InPrivate browsing: 

  • Clears browsing history, download history, cookies and other site data, cached images and files, passwords, autofill form data, site permissions and hosted app data when you close all InPrivate windows.

  • Saves your favorites and downloaded files, so you can access them next time you use Microsoft Edge.

  • Allows you to access favorites, passwords, and form fill data from the profile used to open the InPrivate window.

  • Allows extensions you've given permission to run while browsing InPrivate.

  • Automatically uses InPrivate search with Microsoft Bing:

    • For searches in the InPrivate landing page search bar.

    • On

    • In the address bar, if Microsoft Bing is the default search engine.


  • Microsoft services may approximate your general area to provide relevant experiences like weather and news.
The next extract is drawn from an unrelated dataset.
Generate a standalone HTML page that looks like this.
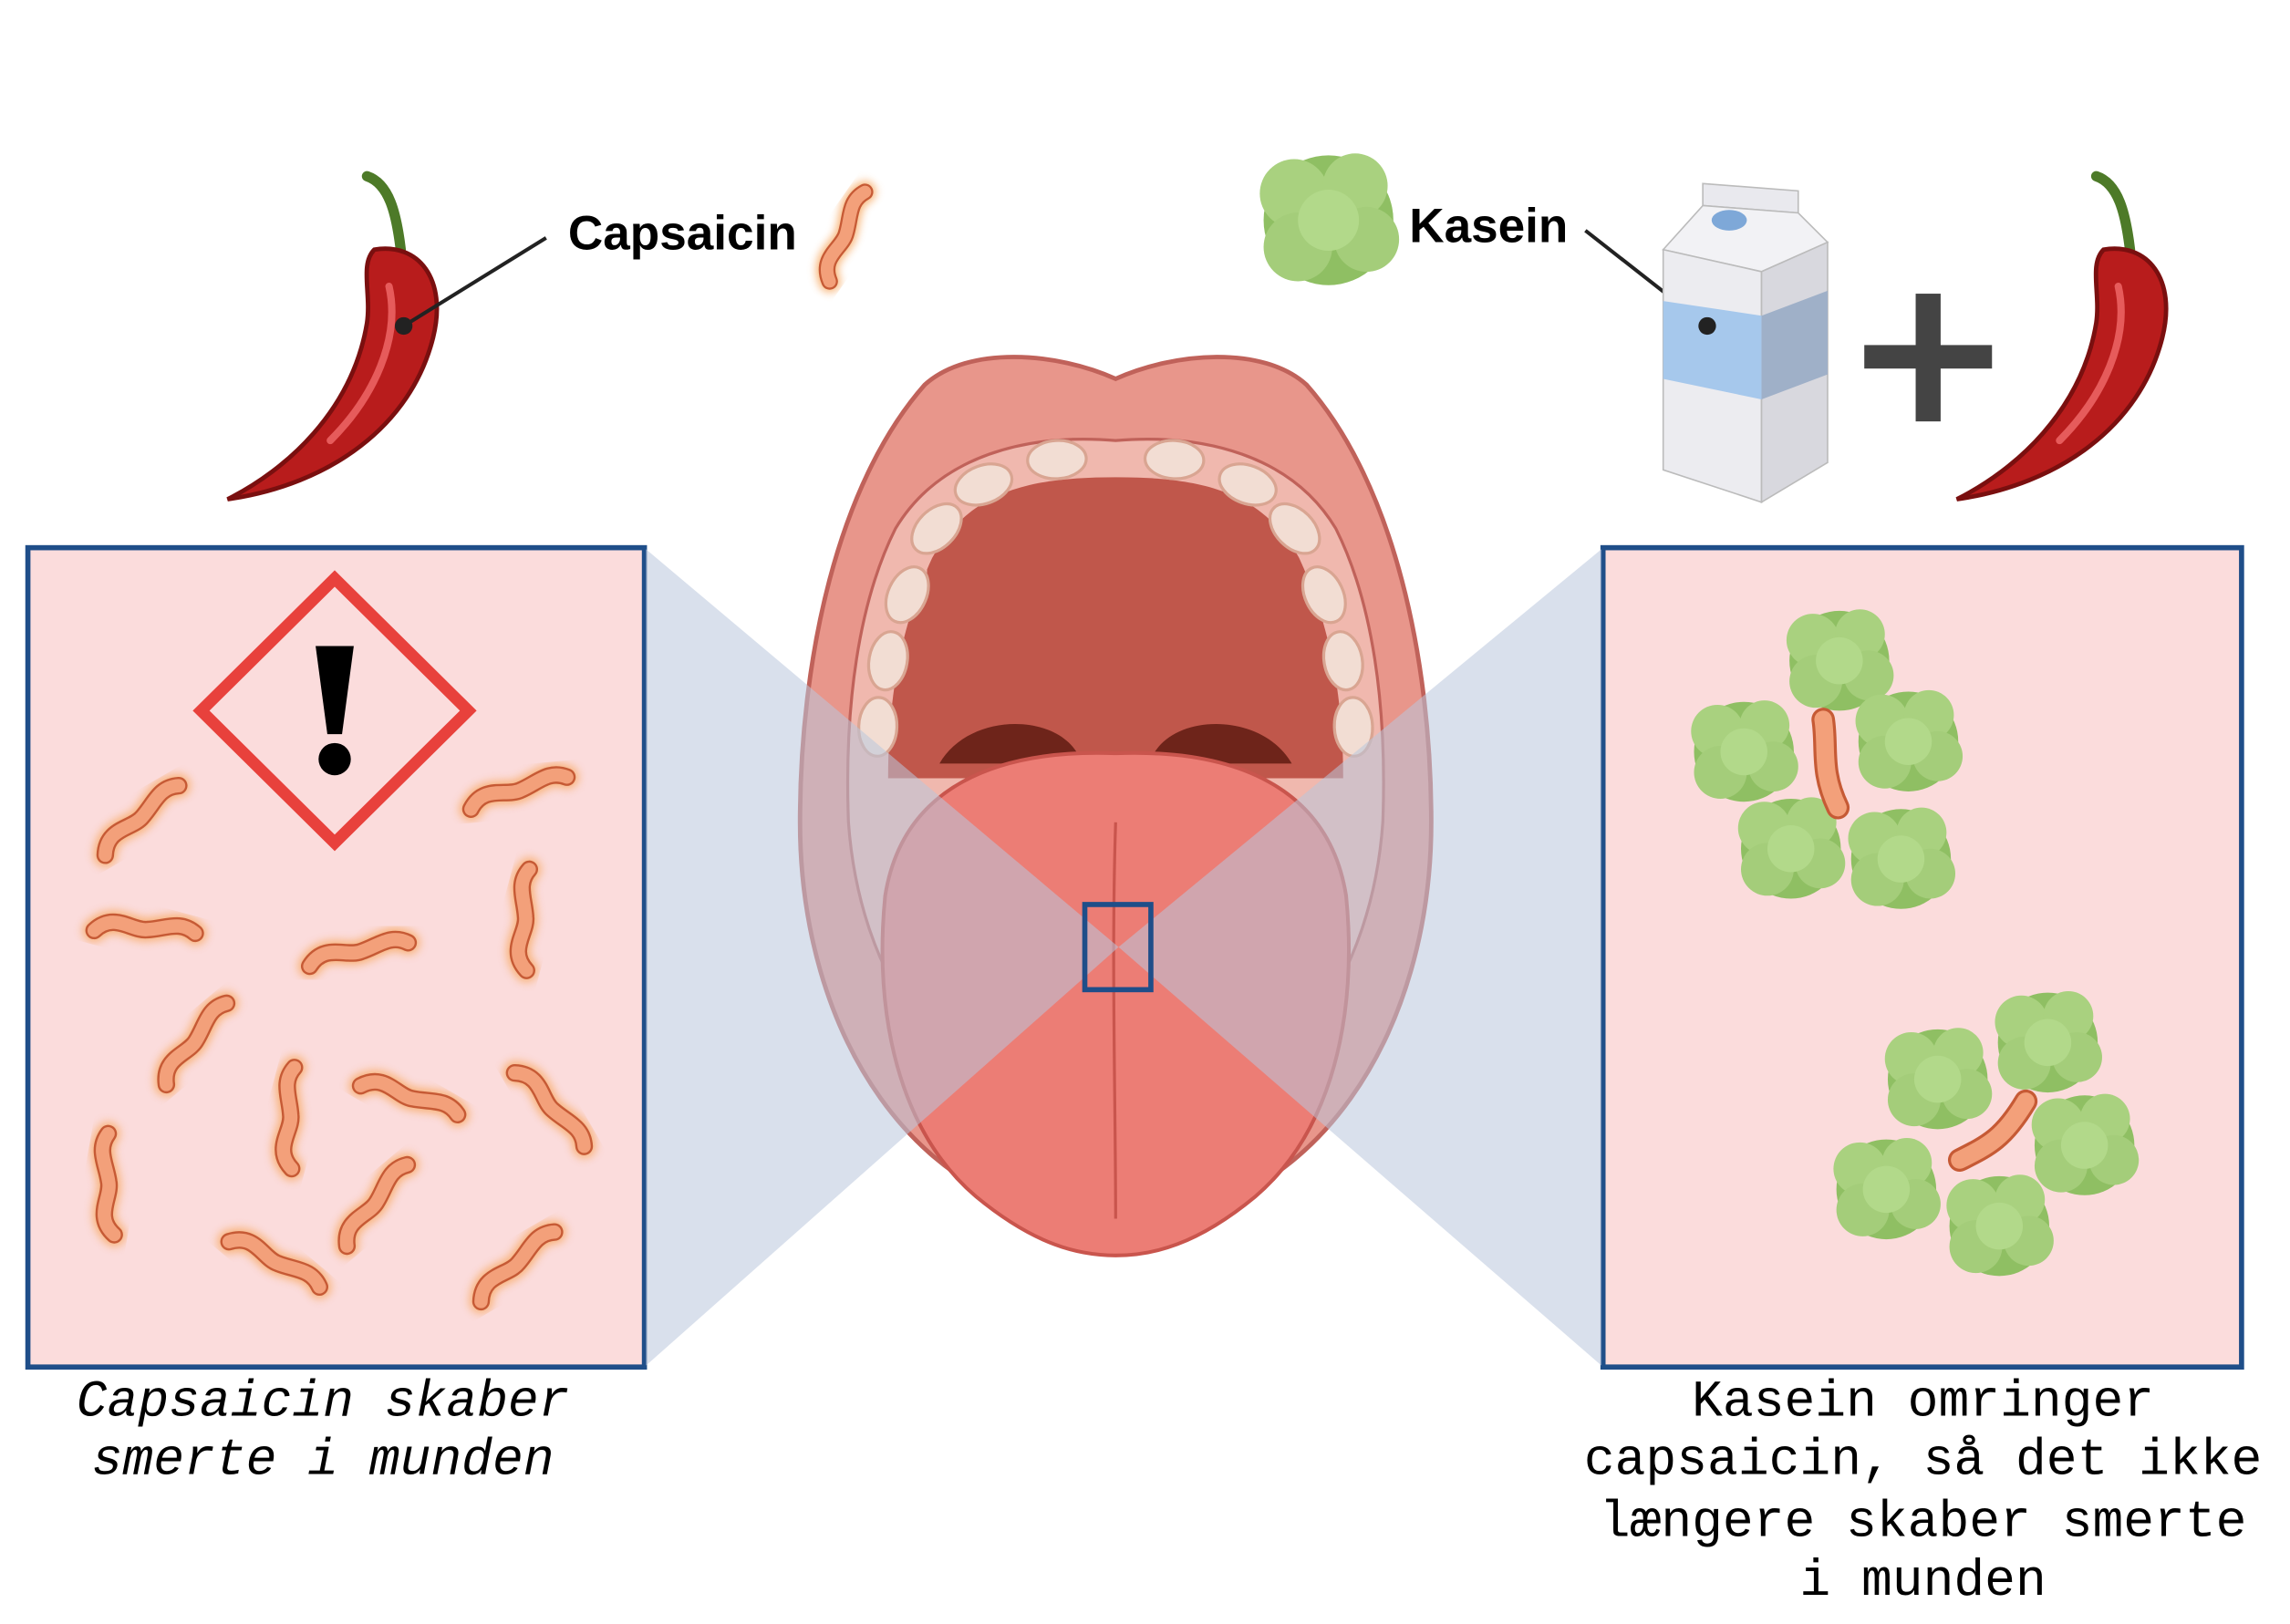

Your location may be approximated using technologies like Bluetooth, WiFi, cellular modem, and IP address, or via the Windows location service if you have enabled location settings on your Windows device. Your general location data is cleared from the browser when you close all InPrivate windows. 

  • Microsoft Edge can’t prevent extensions from saving your browsing history while browsing InPrivate.

  • When using the Windows IME keyboard for typing and inking, data may be collected to improve language recognition and suggestion capabilities. To stop inking and typing data from being collected by Microsoft while using the Windows IME keyboard in InPrivate and normal browsing windows, go to Windows Settings > Privacy & security > Inking & typing personalization.

  • Webpages such as edge://settings, edge://favorites, and edge://history can’t be viewed in an InPrivate window. Opening these pages when browsing InPrivate will open them in a normal browsing window.

InPrivate browsing does not:

  • Prevent websites from requesting your precise location. InPrivate browsing uses the location permission settings of the profile from which the InPrivate session was launched. To manage location permissions, go to Settings and more > Settings Cookies and site permissions > Location

  • Associate your browsing history with a Microsoft account or use this data for product improvement.

  • Save new passwords, addresses, or information filled in online forms.

  • Allow you to re-open recently closed tabs and windows from Settings and more  > History  > Recently closed.

Am I safer while browsing InPrivate?

InPrivate browsing doesn’t keep you safer from malicious websites or provide additional ad blocking. Websites can still personalize content for you during your InPrivate browsing session because cookies and other site permissions aren’t deleted until you close all InPrivate windows. 

To help prevent websites from personalizing content and ads for you, switch your level of tracking prevention to Strict in Microsoft Edge or go to Settings and more  > Settings Cookies and site permissions > Manage and delete cookies and site data and turn on Block third-party cookies. This might cause some sites to behave unexpectedly.

When is InPrivate browsing unavailable?

Children with activity reporting or web filtering enabled through their family group can’t browse InPrivate. Organizations, like schools or workplaces, can use group policy to prevent people from browsing InPrivate.